Putin may order an attack on one of the NATO countries within the next 2–4 years, and one of russia’s most likely targets could be the Baltic states. This was stated by European Commissioner for Defense Andrius Kubilius.

Minister of Defence of the FRG Boris Pistorius has said that a war between NATO and russia could start before 2029.

russian oil continues to fall in price due to declining demand in India and China, followed by  US sanctions against “Rosneft” and “Lukoil”. The price of Urals crude – the main export brand of russian oil companies – was falling   to $36.61 per barrel at the end of last week during shipment from the port of Novorossiysk. Discounts on Urals compared to North Sea Brent reached $23.51 per barrel, a record low since March 2023. Before the US sanctions, russian oil was sold in russian ports at $12–13 less than Brent. But since then, the discount has nearly doubled and is approaching the record set in early 2023 of $40 per barrel.
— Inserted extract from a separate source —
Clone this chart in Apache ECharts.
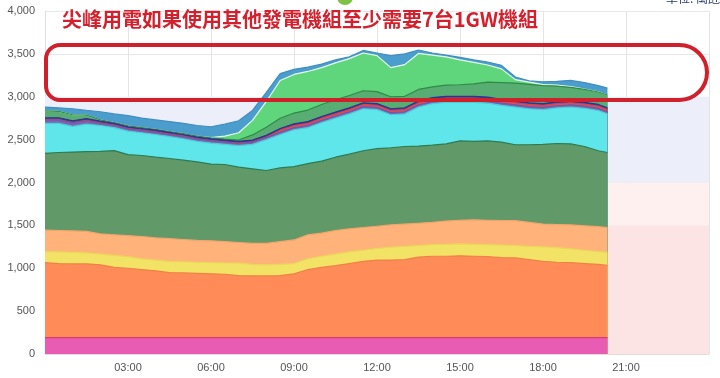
<!DOCTYPE html>
<html>
<head>
<meta charset="utf-8">
<script src="https://cdn.jsdelivr.net/npm/echarts@6/dist/echarts.min.js"></script>
<style>
  html, body { margin: 0; padding: 0; background: #fff; }
  #chart { width: 720px; height: 378px; }
</style>
</head>
<body>
<div id="chart"></div>
<script>
// hours of the day (every 30 min, last point 20:20)
const hours = [0, 0.5, 1, 1.5, 2, 2.5, 3, 3.5, 4, 4.5, 5, 5.5, 6, 6.5, 7, 7.5, 8, 8.5, 9, 9.5, 10,
  10.5, 11, 11.5, 12, 12.5, 13, 13.5, 14, 14.5, 15, 15.5, 16, 16.5, 17, 17.5, 18, 18.5, 19, 19.5, 20, 20.33]

// top edge of each stacked layer (萬瓩)
const topNuclear = [192, 192, 192, 192, 192, 192, 192, 192, 192, 192, 192, 192, 192, 192, 192, 192, 192, 192, 192, 192, 192,
  192, 192, 192, 192, 192, 192, 192, 192, 192, 192, 192, 192, 192, 192, 192, 192, 192, 192, 192, 192, 192]
const topCoal = [1065, 1055, 1050, 1052, 1040, 1010, 1000, 985, 970, 950, 945, 940, 935, 930, 915, 910, 910, 915, 935, 985, 1010,
  1030, 1055, 1080, 1095, 1095, 1100, 1130, 1140, 1140, 1145, 1140, 1135, 1125, 1120, 1100, 1080, 1070, 1065, 1055, 1045, 1035]
const topCogen = [1195, 1190, 1185, 1180, 1165, 1150, 1135, 1110, 1095, 1080, 1075, 1070, 1065, 1062, 1060, 1045, 1040, 1045, 1055, 1110, 1140,
  1165, 1190, 1210, 1230, 1245, 1255, 1265, 1275, 1280, 1285, 1280, 1275, 1270, 1265, 1255, 1250, 1240, 1225, 1210, 1195, 1185]
const topIppCoal = [1445, 1440, 1435, 1430, 1400, 1390, 1380, 1370, 1355, 1345, 1335, 1325, 1320, 1310, 1300, 1290, 1290, 1310, 1330, 1390, 1410,
  1440, 1460, 1475, 1490, 1505, 1515, 1525, 1535, 1550, 1560, 1565, 1560, 1555, 1555, 1535, 1515, 1510, 1505, 1495, 1485, 1475]
const topLng = [2340, 2350, 2355, 2360, 2362, 2372, 2325, 2315, 2295, 2280, 2260, 2240, 2215, 2210, 2180, 2160, 2140, 2170, 2185, 2220, 2250,
  2295, 2330, 2370, 2395, 2405, 2420, 2425, 2435, 2450, 2485, 2480, 2485, 2470, 2440, 2440, 2445, 2455, 2450, 2420, 2370, 2350]
const topIppLng = [2690, 2690, 2655, 2680, 2665, 2640, 2600, 2580, 2560, 2535, 2510, 2480, 2460, 2445, 2430, 2445, 2500, 2560, 2615, 2640, 2700,
  2750, 2800, 2860, 2850, 2790, 2800, 2880, 2920, 2935, 2935, 2935, 2925, 2900, 2880, 2860, 2850, 2870, 2880, 2865, 2840, 2800]
const topOil = [2730, 2730, 2695, 2720, 2690, 2665, 2625, 2605, 2585, 2560, 2535, 2505, 2485, 2470, 2455, 2470, 2525, 2585, 2640, 2665, 2725,
  2775, 2825, 2885, 2875, 2815, 2825, 2905, 2945, 2960, 2960, 2960, 2950, 2925, 2905, 2885, 2875, 2895, 2905, 2890, 2865, 2825]
const topDiesel = [2735, 2735, 2700, 2725, 2695, 2670, 2630, 2610, 2590, 2565, 2540, 2510, 2490, 2475, 2460, 2475, 2530, 2610, 2665, 2690, 2750,
  2800, 2850, 2910, 2900, 2840, 2850, 2930, 2970, 2985, 2985, 2985, 2975, 2950, 2930, 2910, 2900, 2920, 2930, 2915, 2890, 2850]
const topHydro = [2755, 2755, 2720, 2745, 2715, 2690, 2650, 2630, 2610, 2585, 2560, 2530, 2510, 2495, 2480, 2495, 2550, 2630, 2685, 2710, 2770,
  2820, 2870, 2930, 2920, 2860, 2870, 2950, 2990, 3005, 3005, 3005, 2995, 2970, 2950, 2930, 2920, 2940, 2950, 2935, 2910, 2870]
const topWind = [2835, 2830, 2790, 2785, 2730, 2700, 2660, 2640, 2620, 2595, 2570, 2540, 2520, 2505, 2495, 2555, 2645, 2750, 2810, 2845, 2910,
  2965, 3015, 3070, 3060, 3000, 3005, 3085, 3115, 3135, 3140, 3150, 3170, 3165, 3160, 3145, 3130, 3125, 3110, 3085, 3055, 3020]
const topSolar = [2835, 2830, 2790, 2785, 2730, 2700, 2660, 2640, 2620, 2595, 2570, 2540, 2525, 2540, 2580, 2725, 2945, 3190, 3260, 3295, 3340,
  3395, 3445, 3510, 3480, 3340, 3375, 3505, 3485, 3465, 3430, 3400, 3370, 3325, 3200, 3170, 3142, 3135, 3118, 3090, 3058, 3020]
const topTotal = [2880, 2870, 2860, 2840, 2825, 2800, 2780, 2750, 2730, 2710, 2690, 2665, 2650, 2680, 2720, 2840, 3050, 3270, 3320, 3345, 3380,
  3430, 3465, 3540, 3510, 3480, 3500, 3545, 3510, 3485, 3460, 3430, 3405, 3365, 3230, 3185, 3175, 3180, 3190, 3165, 3130, 3100]

// background bands behind the plot
const bandEdges = [0, 1500, 2000, 3000]
const bandColors = ['#fde4e4', '#fff0f0', '#eceefa']

// drawn from the top layer down, so each lower area covers the one above
const layers = [
  { name: '抽蓄水力', data: topTotal, fill: '#4b9dcd', line: '#3f8fc2' },
  { name: '太陽能', data: topSolar, fill: '#60d67c', line: '#e8fbe8' },
  { name: '風力', data: topWind, fill: '#58ad72', line: '#2f8a45' },
  { name: '水力', data: topHydro, fill: '#2f3f9a', line: '#283590' },
  { name: '輕油', data: topDiesel, fill: '#e0505c', line: '#d84050' },
  { name: '重油', data: topOil, fill: '#7c64b2', line: '#6f58a8' },
  { name: '民營燃氣', data: topIppLng, fill: '#5ee6eb', line: '#48d0d6' },
  { name: '燃氣', data: topLng, fill: '#619a68', line: '#2f7a50' },
  { name: '民營燃煤', data: topIppCoal, fill: '#ffb27a', line: '#f4a46c' },
  { name: '汽電共生', data: topCogen, fill: '#f2e266', line: '#ead85a' },
  { name: '燃煤', data: topCoal, fill: '#ff8c58', line: '#f08048' },
  { name: '核能', data: topNuclear, fill: '#e85cb4', line: '#dd3c6a' }
]

const chart = echarts.init(document.getElementById('chart'))

const series = [{
  type: 'line',
  data: [],
  silent: true,
  z: 0,
  markArea: {
    silent: true,
    data: bandColors.map((c, i) => [
      { xAxis: 0, yAxis: bandEdges[i], itemStyle: { color: c } },
      { xAxis: 24, yAxis: bandEdges[i + 1] }
    ])
  }
}]
layers.forEach((l) => {
  series.push({
    name: l.name,
    type: 'line',
    z: 2,
    symbol: 'none',
    data: hours.map((h, i) => [h, l.data[i]]),
    lineStyle: { width: 1.2, color: l.line },
    areaStyle: { color: l.fill, opacity: 1 }
  })
})

const option = {
  animation: false,
  grid: { left: 45, right: 11, top: 11, bottom: 24 },
  title: {
    text: '尖峰用電如果使用其他發電機組至少需要7台1GW機組',
    left: 57,
    top: 4,
    textStyle: { color: '#d41f2c', fontSize: 20, fontWeight: 'bold', fontFamily: 'Noto Sans CJK TC' }
  },
  xAxis: {
    type: 'value',
    min: 0,
    max: 24,
    interval: 3,
    axisLine: { lineStyle: { color: '#dddddd' } },
    axisTick: { show: false },
    axisLabel: {
      color: '#555',
      fontSize: 11,
      formatter: (v) => (v === 0 || v === 24) ? '' : (v < 10 ? '0' + v : v) + ':00'
    },
    splitLine: { show: true, lineStyle: { color: '#e4e4e4' } }
  },
  yAxis: {
    type: 'value',
    min: 0,
    max: 4000,
    interval: 500,
    axisLine: { show: true, lineStyle: { color: '#f2d6e0' } },
    axisTick: { show: false },
    axisLabel: { color: '#555', fontSize: 11, margin: 10 },
    splitLine: { lineStyle: { color: '#e8e8e8' } }
  },
  graphic: [
    {
      type: 'rect',
      z: 100,
      shape: { x: 46, y: 45, width: 661, height: 55, r: [14, 30, 30, 14] },
      style: { fill: 'none', stroke: '#d0202c', lineWidth: 4 }
    },
    {
      type: 'text',
      z: 100,
      left: 666,
      top: -8,
      style: { text: '單位: 萬瓩', fill: '#2a3a6a', fontSize: 12, fontFamily: 'Noto Sans CJK TC' }
    },
    {
      type: 'circle',
      z: 100,
      shape: { cx: 345, cy: -3, r: 8 },
      style: { fill: '#7cc243' }
    }
  ],
  series: series
}
chart.setOption(option)
</script>
</body>
</html>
russian cargo airlines see a threat of aircraft grounding and market exit in the next three years. The main reasons are aging fleets, shortages of personnel and spare parts, long queues for repairs, and high repair costs.

The volume of the russian container market may decrease by 4–6 % by the end of 2025.

russia’s largest silicon plant, “Kremniy EL” (part of the “Rusal” group), will suspend production from January 1, 2026.

In 2025, russia saw by 34 % more power outages and power grid failures per month than in 2024.

Latvia has once again extended for another week its ban on evening and night flights in the airspace along the border with russia and belarus

The new global Economic Freedom of the World ranking showed a decline in belarus’ position. belarus continues to slide down the list, now ranking 121st  in the world. The key reasons for the decline were weak institutions, expanding state participation, and strict regulation of business.

Food inflation is accelerating in belarus, having reached 7.7 % in the first 10 months of this year. At this, some goods have become significantly more expensive. The leaders in price growth over the first 10 months of this year were cocoa powder (+70.2 %), apples (up almost 1.6 times), ground natural coffee (+33.5 %), salted herring (+26.6 %), instant cocoa powder (+26.4 %), chocolate (+25.4 %), potato chips (+22.6 %), cornflakes (+21.1 %), and instant coffee (+20 %).